Supplied data.
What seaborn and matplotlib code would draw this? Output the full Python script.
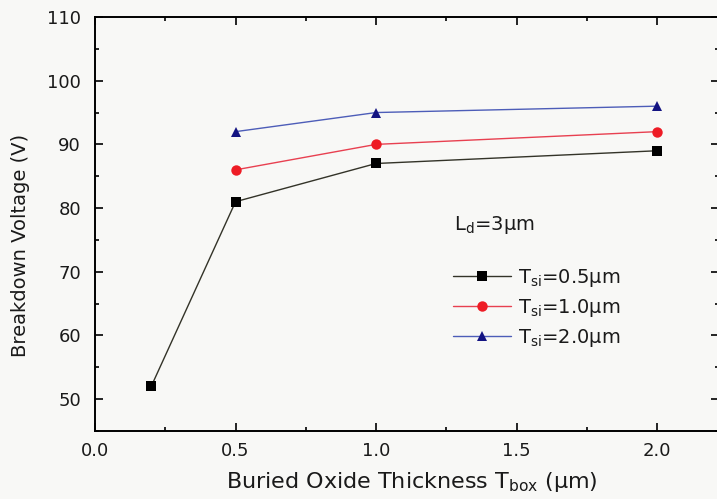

* * *

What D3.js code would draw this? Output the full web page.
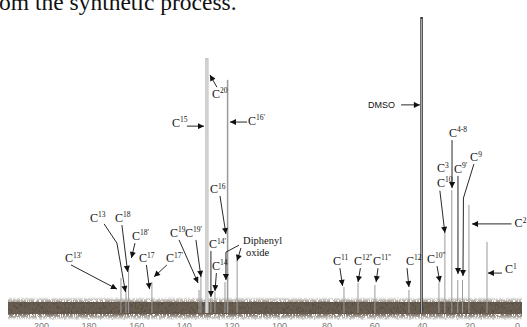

---

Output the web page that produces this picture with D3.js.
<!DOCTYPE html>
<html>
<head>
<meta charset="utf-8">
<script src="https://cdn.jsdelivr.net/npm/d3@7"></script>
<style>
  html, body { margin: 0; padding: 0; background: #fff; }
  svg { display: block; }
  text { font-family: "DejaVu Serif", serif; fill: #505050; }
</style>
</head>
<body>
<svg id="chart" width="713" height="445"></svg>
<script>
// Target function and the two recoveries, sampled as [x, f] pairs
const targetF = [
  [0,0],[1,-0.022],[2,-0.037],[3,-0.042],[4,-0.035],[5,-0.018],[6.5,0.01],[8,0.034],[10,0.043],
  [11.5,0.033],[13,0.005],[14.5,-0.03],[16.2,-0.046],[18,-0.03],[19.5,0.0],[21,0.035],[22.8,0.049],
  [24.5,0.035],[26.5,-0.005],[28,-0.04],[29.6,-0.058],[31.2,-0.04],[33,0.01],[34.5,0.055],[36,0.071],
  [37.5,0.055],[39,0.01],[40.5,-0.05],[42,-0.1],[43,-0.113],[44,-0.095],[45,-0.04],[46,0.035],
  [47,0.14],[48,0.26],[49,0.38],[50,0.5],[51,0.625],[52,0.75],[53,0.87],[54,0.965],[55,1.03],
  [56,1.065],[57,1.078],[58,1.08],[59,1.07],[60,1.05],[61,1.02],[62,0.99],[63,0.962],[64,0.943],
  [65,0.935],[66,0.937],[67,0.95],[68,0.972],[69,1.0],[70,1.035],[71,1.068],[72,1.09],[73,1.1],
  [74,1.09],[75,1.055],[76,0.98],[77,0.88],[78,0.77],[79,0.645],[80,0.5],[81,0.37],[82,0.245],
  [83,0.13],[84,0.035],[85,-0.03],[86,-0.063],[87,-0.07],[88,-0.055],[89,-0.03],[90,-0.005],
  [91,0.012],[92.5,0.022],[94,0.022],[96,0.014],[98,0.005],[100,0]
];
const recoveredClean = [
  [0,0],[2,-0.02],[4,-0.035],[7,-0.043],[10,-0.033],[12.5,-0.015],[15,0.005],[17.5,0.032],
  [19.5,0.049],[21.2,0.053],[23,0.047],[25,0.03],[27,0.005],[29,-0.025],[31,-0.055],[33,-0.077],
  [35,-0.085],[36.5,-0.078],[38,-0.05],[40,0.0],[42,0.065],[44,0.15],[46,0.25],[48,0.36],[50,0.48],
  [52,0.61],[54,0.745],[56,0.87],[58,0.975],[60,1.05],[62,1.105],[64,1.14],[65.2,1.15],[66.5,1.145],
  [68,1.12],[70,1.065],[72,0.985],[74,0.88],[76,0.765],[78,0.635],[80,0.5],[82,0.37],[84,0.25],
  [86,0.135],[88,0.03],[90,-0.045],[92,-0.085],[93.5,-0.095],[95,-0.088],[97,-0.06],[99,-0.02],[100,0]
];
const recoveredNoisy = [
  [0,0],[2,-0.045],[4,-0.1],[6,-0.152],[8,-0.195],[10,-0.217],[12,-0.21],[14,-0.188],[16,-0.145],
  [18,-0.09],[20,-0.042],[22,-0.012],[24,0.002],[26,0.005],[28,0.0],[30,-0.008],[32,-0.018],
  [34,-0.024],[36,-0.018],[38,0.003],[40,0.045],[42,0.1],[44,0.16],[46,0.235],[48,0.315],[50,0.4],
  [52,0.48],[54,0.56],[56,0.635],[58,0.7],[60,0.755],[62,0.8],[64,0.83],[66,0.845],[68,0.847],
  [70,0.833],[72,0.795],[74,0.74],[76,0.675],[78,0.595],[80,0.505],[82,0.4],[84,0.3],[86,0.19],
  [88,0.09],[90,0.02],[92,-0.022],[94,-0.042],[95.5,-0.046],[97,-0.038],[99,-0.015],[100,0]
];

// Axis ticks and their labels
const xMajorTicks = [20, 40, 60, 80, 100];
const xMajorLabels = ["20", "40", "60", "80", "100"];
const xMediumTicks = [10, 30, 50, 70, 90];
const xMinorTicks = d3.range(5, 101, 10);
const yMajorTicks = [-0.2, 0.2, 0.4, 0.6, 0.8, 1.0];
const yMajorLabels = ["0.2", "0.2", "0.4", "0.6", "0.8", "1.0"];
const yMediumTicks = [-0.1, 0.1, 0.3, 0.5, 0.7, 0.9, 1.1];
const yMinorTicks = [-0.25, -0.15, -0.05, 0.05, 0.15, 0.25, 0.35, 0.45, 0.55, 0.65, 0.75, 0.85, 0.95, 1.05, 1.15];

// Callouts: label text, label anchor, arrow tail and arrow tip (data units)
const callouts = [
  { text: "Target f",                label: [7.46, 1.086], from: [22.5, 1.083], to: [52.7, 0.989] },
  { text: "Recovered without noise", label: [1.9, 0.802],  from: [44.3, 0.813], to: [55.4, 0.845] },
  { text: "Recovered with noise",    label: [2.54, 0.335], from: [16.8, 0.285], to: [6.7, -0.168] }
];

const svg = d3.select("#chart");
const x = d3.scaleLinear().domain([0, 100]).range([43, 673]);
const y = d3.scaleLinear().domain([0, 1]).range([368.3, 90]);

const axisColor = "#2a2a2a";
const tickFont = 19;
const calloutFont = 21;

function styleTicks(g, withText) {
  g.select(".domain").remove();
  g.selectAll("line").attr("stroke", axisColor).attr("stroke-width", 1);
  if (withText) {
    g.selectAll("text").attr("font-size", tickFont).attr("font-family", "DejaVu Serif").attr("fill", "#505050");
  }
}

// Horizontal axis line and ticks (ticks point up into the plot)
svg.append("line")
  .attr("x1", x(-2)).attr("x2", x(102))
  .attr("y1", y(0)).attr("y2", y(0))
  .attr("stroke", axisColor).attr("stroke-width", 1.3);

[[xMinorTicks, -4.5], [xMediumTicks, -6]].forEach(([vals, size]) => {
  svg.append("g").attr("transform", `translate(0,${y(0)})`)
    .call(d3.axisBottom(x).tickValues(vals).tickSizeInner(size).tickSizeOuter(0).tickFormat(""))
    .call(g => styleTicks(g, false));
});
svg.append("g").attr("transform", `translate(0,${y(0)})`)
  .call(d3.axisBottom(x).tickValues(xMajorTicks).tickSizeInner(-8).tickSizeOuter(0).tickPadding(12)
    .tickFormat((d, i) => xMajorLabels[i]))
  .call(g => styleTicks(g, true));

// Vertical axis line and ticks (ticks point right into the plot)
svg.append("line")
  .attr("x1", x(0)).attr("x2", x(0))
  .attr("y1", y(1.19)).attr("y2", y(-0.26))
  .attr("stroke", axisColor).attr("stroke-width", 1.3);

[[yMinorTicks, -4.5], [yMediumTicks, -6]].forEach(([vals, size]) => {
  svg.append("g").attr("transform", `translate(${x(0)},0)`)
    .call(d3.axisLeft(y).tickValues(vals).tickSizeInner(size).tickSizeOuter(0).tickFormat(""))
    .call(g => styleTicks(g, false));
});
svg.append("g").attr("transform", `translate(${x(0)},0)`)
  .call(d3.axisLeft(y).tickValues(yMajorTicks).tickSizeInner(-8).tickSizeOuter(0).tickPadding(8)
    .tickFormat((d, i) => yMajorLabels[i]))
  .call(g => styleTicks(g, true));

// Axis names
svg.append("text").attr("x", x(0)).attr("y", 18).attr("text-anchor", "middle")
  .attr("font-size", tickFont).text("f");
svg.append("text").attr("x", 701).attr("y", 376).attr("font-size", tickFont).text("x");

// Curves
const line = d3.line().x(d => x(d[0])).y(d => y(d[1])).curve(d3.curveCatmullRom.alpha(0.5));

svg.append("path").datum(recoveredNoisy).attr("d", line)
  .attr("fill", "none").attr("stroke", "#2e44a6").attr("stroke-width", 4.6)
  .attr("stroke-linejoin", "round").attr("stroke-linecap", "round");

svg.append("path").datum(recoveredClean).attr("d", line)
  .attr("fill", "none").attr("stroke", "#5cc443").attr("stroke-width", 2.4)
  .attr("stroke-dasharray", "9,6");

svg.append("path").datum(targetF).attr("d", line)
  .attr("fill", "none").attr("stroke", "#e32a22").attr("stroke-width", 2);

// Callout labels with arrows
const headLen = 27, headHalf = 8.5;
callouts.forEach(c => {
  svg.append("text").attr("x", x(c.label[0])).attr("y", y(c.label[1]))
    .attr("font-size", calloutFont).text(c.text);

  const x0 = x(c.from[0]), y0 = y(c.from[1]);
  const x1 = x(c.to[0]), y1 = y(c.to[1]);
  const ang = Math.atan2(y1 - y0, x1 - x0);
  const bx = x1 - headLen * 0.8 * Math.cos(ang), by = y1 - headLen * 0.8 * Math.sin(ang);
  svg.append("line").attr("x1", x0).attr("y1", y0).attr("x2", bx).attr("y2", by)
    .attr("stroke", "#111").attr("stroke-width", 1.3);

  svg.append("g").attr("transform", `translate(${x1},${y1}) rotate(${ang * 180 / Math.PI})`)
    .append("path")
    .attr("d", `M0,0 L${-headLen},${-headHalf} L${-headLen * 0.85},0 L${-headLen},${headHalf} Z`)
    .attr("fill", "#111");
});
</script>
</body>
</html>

Task goal. Check each line of the records for the word "page" and extract those that contain it.

Worked answer.
What D3.js code would draw this? Output the full web page.
Output the web page that produces this picture with D3.js.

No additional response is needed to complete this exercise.